Friday, May 15, 2009

Sciences: Space Explore: NASA launches Kepler Mission (agency's 10th Discovery mission) to look for Earth-like planets



KEPLER MISSION: A search for habitable planets. -- official website offers this succinct summary of the project (but don't miss the whole item "Importance of Planet Detection").
The Kepler Mission, NASA Discovery mission #10, is specifically designed to survey our region of the Milky Way galaxy to discover hundreds of Earth-size and smaller planets in or near the habitable zone and determine how many of the billions of stars in our galaxy have such planets.

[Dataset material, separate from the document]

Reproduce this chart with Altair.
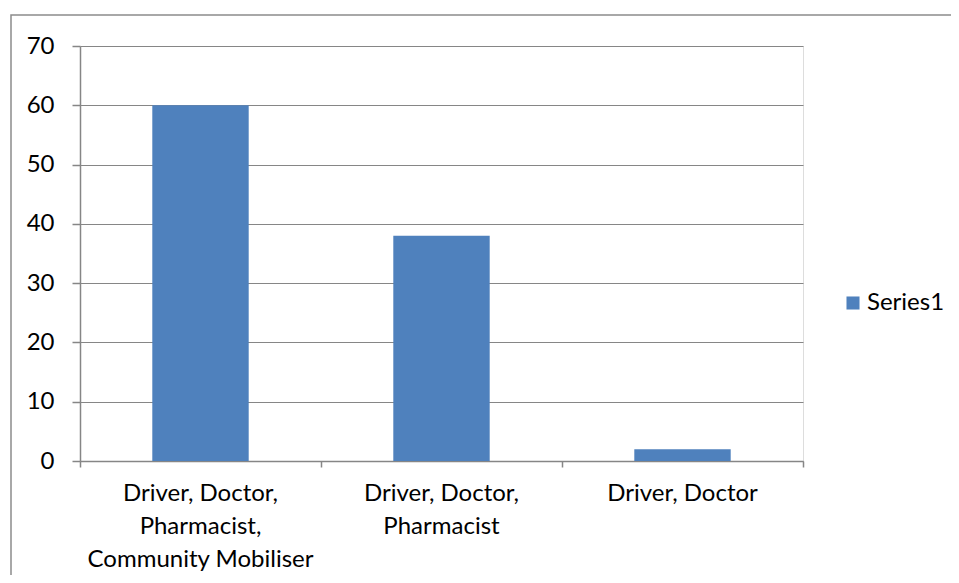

Results from this mission will allow us to place our solar system within the continuum of planetary systems in the Galaxy.
Magnalia Dei!, as Johannes Kepler (1571-1630) m+t be saying.
Kepler was forced to leave his teaching post at Graz [Germany] due to the [Roman Catholic] counter Reformation because he was Lutheran and moved to Prague [Czech Republic nowadays] to work with the renowned Danish astronomer, Tycho Brahe. He inherited Tycho's post as Imperial Mathematician when Tycho died in 1601. Using the precise data that Tycho had collected, Kepler discovered that the orbit of Mars was an ellipse. In 1609 he published Astronomia Nova, delineating his discoveries, which are now called Kepler's first two laws of planetary motion. And what is just as important about this work, "it is the first published account wherein a scientist documents how he has coped with the multitude of imperfect data to forge a theory of surpassing accuracy" (O. Gingerich in foreword to Johannes Kepler New Astronomy translated by W. Donahue, Cambridge Univ Press, 1992), a fundamental law of nature. Today we call this the scientific method.
Do not miss, in the just-quoted text, how the scientific method is defined, while attributing this pioneering usage of its mathematics-enriched method to Dr Kepler: "a scientist documents how he has coped with the multitude of imperfect data to forge a theory of surpassing accuracy" (O. Gingerich, in the Forward).